Когда Брессинджер и сэр Радомир ушли, я задержалась на пороге.
– Сэр Конрад? – окликнула я его.
Уже погрузившийся в раздумья, он резко поднял голову. Затем неискренне улыбнулся мне.
– Хелена.
– С вами… все хорошо? – спросила я, имея в виду его душевное состояние, о котором мы почти никогда не говорили. Однако он решил, что я справляюсь о его утреннем походе к Императорской Врачевательнице.
– О, мне снова нужно пить зелья, – сказал он, пренебрежительно отмахнувшись. – Врачевательница осталась в таком же замешательстве, как и все остальные лекари. Не тревожься, Хелена. Все пройдет.
Я помедлила. Затем тихо спросила:
– Что с ними будет?
Вонвальт склонил голову набок.
– С кем?
– С Правосудиями. Которых мы завтра арестуем. Они предстанут перед судом? – Этот вопрос не давал мне покоя еще со встречи с Императором и с того мига, когда он упомянул о новой «особой процедуре». Одно дело арестовать и судить кого-то, но совсем другое – отправить их на бойню, как скот. Я опасалась, что завтрашняя зачистка, как бы она ни прошла, закончится именно последним.
– А, – тихо произнес Вонвальт. – Если будет на то воля Императора. – Он сделал затяжку из трубки, и через несколько секунд я поняла, что больше он ничего не скажет.
– Сэр Кон… – начала было я, но он перебил меня.

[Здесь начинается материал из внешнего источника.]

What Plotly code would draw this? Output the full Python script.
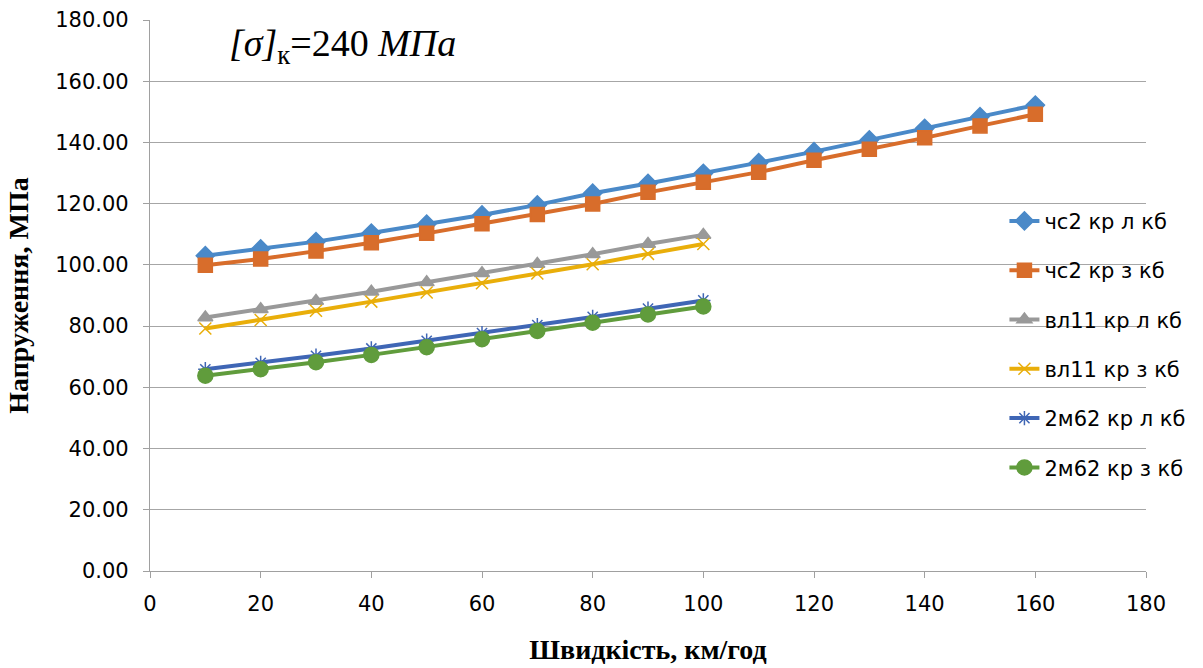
import plotly.graph_objects as go

x_long = [10, 20, 30, 40, 50, 60, 70, 80, 90, 100, 110, 120, 130, 140, 150, 160]
x_short = [10, 20, 30, 40, 50, 60, 70, 80, 90, 100]

chs2_l = [103.0, 105.2, 107.6, 110.4, 113.3, 116.3, 119.6, 123.4, 126.6, 129.9, 133.4, 137.0, 140.8, 144.6, 148.4, 152.2]
chs2_z = [99.9, 101.9, 104.5, 107.2, 110.3, 113.4, 116.5, 119.9, 123.7, 127.0, 130.3, 134.2, 137.8, 141.5, 145.4, 149.2]
vl11_l = [82.8, 85.5, 88.2, 91.2, 94.3, 97.3, 100.3, 103.5, 106.8, 109.8]
vl11_z = [79.2, 82.0, 85.0, 88.0, 91.0, 94.0, 97.2, 100.2, 103.6, 106.8]
m62_l = [65.9, 68.0, 70.3, 72.7, 75.2, 77.7, 80.3, 83.0, 85.7, 88.4]
m62_z = [63.8, 65.9, 68.2, 70.6, 73.1, 75.7, 78.4, 81.1, 83.8, 86.4]

names = ["чс2 кр л кб", "чс2 кр з кб", "вл11 кр л кб", "вл11 кр з кб", "2м62 кр л кб", "2м62 кр з кб"]
colors = ["#4A89C8", "#D86D2B", "#999999", "#E9AE0A", "#3F66B5", "#609C3C"]
symbols = ["diamond", "square", "triangle-up", "x-thin-open", "asterisk-open", "circle"]
sizes = [14, 14, 13, 12, 12, 15]

xticks = list(range(0, 181, 20))
yticks = list(range(0, 181, 20))

series = [(x_long, chs2_l), (x_long, chs2_z), (x_short, vl11_l), (x_short, vl11_z), (x_short, m62_l), (x_short, m62_z)]

fig = go.Figure()
for i, (xs, ys) in enumerate(series):
    fig.add_trace(go.Scatter(
        x=xs, y=ys, name=names[i], mode="lines+markers",
        legendgroup=f"g{i}",
        line=dict(color=colors[i], width=4),
        marker=dict(symbol=symbols[i], size=sizes[i], color=colors[i],
                    line=dict(color=colors[i], width=1.5)),
    ))

fig.add_annotation(
    x=0.077, y=0.952, xref="paper", yref="paper", xanchor="left", yanchor="middle",
    text="<i>[σ]</i><sub>к</sub>=240 <i>МПа</i>", showarrow=False,
    font=dict(family="Liberation Serif", size=38, color="#000000"),
)

tickfont = dict(family="DejaVu Sans", size=21, color="#000000")
fig.update_layout(
    width=1203, height=668,
    margin=dict(l=150, r=56, t=20, b=97),
    paper_bgcolor="white", plot_bgcolor="white",
    showlegend=True,
    legend=dict(x=0.857, y=0.672, xanchor="left", yanchor="top",
                bgcolor="rgba(0,0,0,0)", tracegroupgap=19,
                font=dict(family="DejaVu Sans", size=21, color="#000000")),
    xaxis=dict(range=[0, 180], tickvals=xticks, ticktext=[str(v) for v in xticks],
               automargin=False,
               showgrid=False, zeroline=False, showline=True, linecolor="#A0A0A0", linewidth=1.3,
               ticks="outside", ticklen=6, tickcolor="#A0A0A0", tickfont=tickfont,
               ticklabelstandoff=8,
               title=dict(text="<b>Швидкість, км/год</b>", standoff=24,
                          font=dict(family="Liberation Serif", size=28, color="#000000"))),
    yaxis=dict(range=[0, 180], tickvals=yticks, ticktext=[f"{v:.2f}" for v in yticks],
               automargin=False,
               showgrid=True, gridcolor="#A6A6A6", gridwidth=1.3, zeroline=False,
               showline=True, linecolor="#A0A0A0", linewidth=1.3,
               ticks="outside", ticklen=6, tickcolor="#A0A0A0", tickfont=tickfont,
               ticklabelstandoff=10,
               title=dict(text="<b>Напруження, МПа</b>", standoff=18,
                          font=dict(family="Liberation Serif", size=28, color="#000000"))),
)

fig.write_html("out.html")
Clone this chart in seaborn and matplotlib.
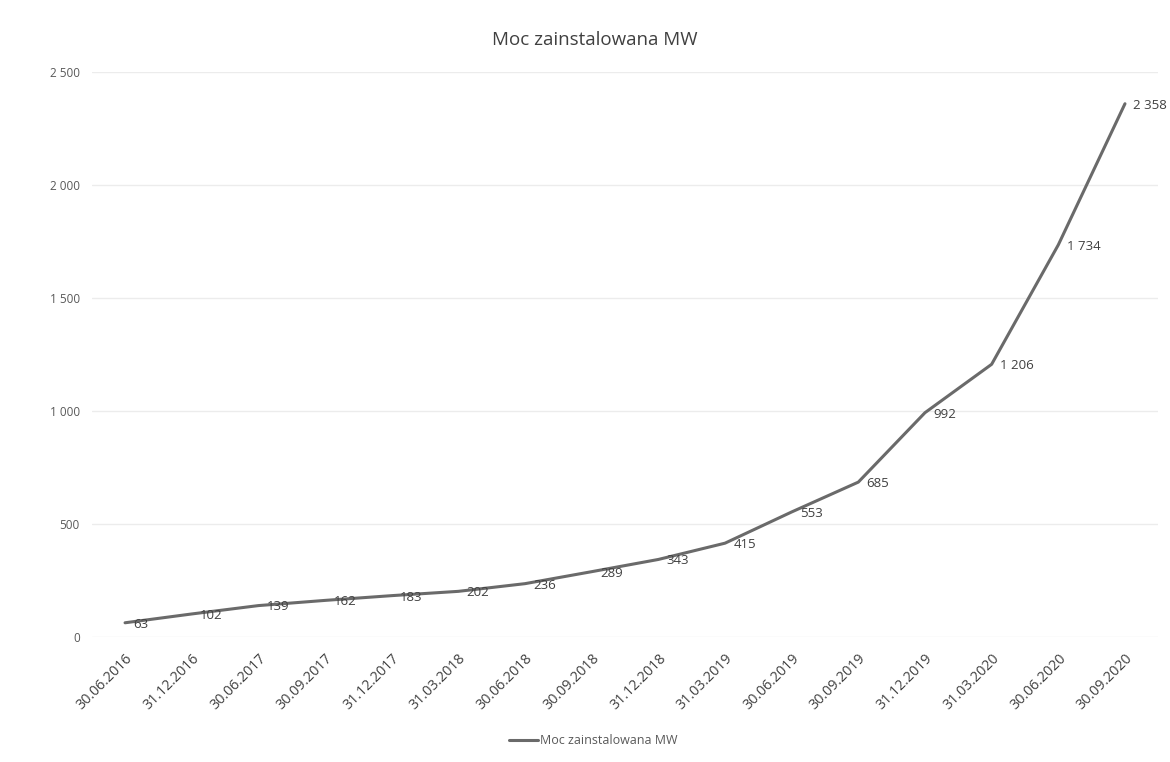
import pandas as pd
import matplotlib.pyplot as plt
import seaborn as sns

# dane
daty = ['30.06.2016', '31.12.2016', '30.06.2017', '30.09.2017', '31.12.2017',
        '31.03.2018', '30.06.2018', '30.09.2018', '31.12.2018', '31.03.2019',
        '30.06.2019', '30.09.2019', '31.12.2019', '31.03.2020', '30.06.2020',
        '30.09.2020']
moc_mw = [63, 102, 139, 162, 183, 202, 236, 289, 343, 415, 553, 685, 992,
          1206, 1734, 2358]
y_ticks = [0, 500, 1000, 1500, 2000, 2500]

df = pd.DataFrame({'data': daty, 'moc': moc_mw})

sns.set_style('white')
plt.rcParams['font.family'] = ['Open Sans', 'DejaVu Sans']

fig = plt.figure(figsize=(11.7, 7.62), dpi=100)
ax = fig.add_axes([0.0784, 0.164, 0.9116, 0.742])

sns.lineplot(data=df, x='data', y='moc', ax=ax, color='#6a6a6a', linewidth=2.2,
             sort=False, label='Moc zainstalowana MW', legend=False)

# etykiety danych po prawej stronie punktów
for i, v in enumerate(moc_mw):
    txt = f'{v:,}'.replace(',', ' ')
    ax.annotate(txt, (i, v), xytext=(6, -1), textcoords='offset points',
                ha='left', va='center', fontsize=9.5, color='#404040',
                annotation_clip=False)

ax.set_xlim(-0.5, len(daty) - 0.5)
ax.set_ylim(0, 2500)
ax.set_yticks(y_ticks)
ax.set_yticklabels([f'{t:,}'.replace(',', ' ') for t in y_ticks],
                   fontsize=8.5, color='#595959')
ax.tick_params(axis='y', length=0, pad=8.5)
ax.tick_params(axis='x', length=0, pad=10)
plt.setp(ax.get_xticklabels(), rotation=45, ha='right', rotation_mode='anchor',
         fontsize=10.3, color='#404040')
ax.grid(axis='y', color='#ececec', linewidth=1)
ax.set_axisbelow(True)
for s in ax.spines.values():
    s.set_visible(False)
ax.set_xlabel('')
ax.set_ylabel('')

fig.text(0.508, 0.947, 'Moc zainstalowana MW', ha='center', va='center',
         fontsize=13.5, color='#404040')

handles, labels = ax.get_legend_handles_labels()
fig.legend(handles, labels, loc='center', bbox_to_anchor=(0.507, 0.0276),
           bbox_transform=fig.transFigure, frameon=False,
           fontsize=9, handlelength=2.3, handletextpad=0.15,
           labelcolor='#595959')

fig.savefig('out.png', dpi=100, facecolor='white')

– Иди спать, Хелена. – Он повернулся к столу, где рядом с ним стояли кубок и бутылка, после чего налил себе до краев вина. – Завтра будет долгий день.
VI
Тихая зачистка
«Когда рана загнивает, ее необходимо прижечь; а если она продолжит гноиться дальше, конечность приходится отрезать. Сей процесс, несомненно, мучителен и опасен, однако он необходим, дабы спасти жизнь. То же можно сказать и о спасении государства: порой приходится вырезать тех, кто разносит заразу, чтобы та не распространилась».
На следующий день я проснулась с дурными предчувствиями, быстро оделась и совсем немного поела. Прежде чем я вышла из дома, Брессинджер отвел меня в сторону и вручил мне короткий сованский меч – прекрасное оружие, вложенное в черные блестящие ножны и инкрустированное серебряным орнаментом.
– Держи, – сказал он. Я в замешательстве взяла меч и повесила его на поясной ремень.
– Зачем он мне? – спросила я.
– На всякий случай. – Брессинджер достал из кармана очищенный лук-шалот и, подмигнув мне, закинул его в рот. – Идем, – сказал он, и я вышла следом за ним на улицу.
Утро выдалось прохладным и серым, в воздухе туманной дымкой висела мелкая морось дождя. Сэр Конрад и сэр Радомир, оба вооруженные, стояли в конце дорожки, которая вела к парадному входу резиденции Вонвальта. Они вполголоса переговаривались. Когда мы приблизились, они посмотрели на нас.
– Готовы? – спросил Вонвальт. Он стискивал зубы, выражение его лица было каменным, но я догадывалась, какие терзания он испытывает внутри.
Мы с Брессинджером кивнули.
– Хорошо. Тогда начнем.
Все вместе мы быстро спустились к подножию Вершины Префектов, где нас уже ждал вооруженный отряд из тридцати имперских гвардейцев. Я с восхищением смотрела на этих легендарных воинов. Имперская гвардия состояла из самых выдающихся бойцов, которых набирали со всех концов Империи, но попадали в нее отнюдь не только легионеры-ветераны. Здесь служили мужчины и женщины самых разных происхождений, все – непревзойденные мастера владения оружием, объединенные фанатичной преданностью Императору. Каждый был закован в черные латные доспехи, украшенные чеканкой и золотом, и облачен в дорогие сюрко имперских цветов. В отличие от легионеров, они защищали свои головы саладами[3], которые скрывали большую часть лица, а в руках держали классические сованские короткие мечи и щиты соле. Как и о храмовниках южного Пограничья, об имперской гвардии ходило множество самых разных слухов: кто-то говорил, что гвардейцы проводят причудливые обряды инициации, а кто-то, что они якобы замешаны в тайных и запретных колдовских ритуалах. Мне думалось, что в прошлом многие из этих слухов были хотя бы отчасти правдивы, однако я с большей готовностью верила в современные сплетни о том, насколько гвардия погрязла в мздоимстве и политическом позерстве.
– Женщин тоже принимают в гвардию? – косясь на солдат, тихо спросила я у Брессинджера, когда мы подошли ближе.
– Я же тебе говорил, Хелена, – ответил он. – Ты теперь в Сове. Здесь умелый человек всегда добьется успеха, и неважно, что у него там промеж ног.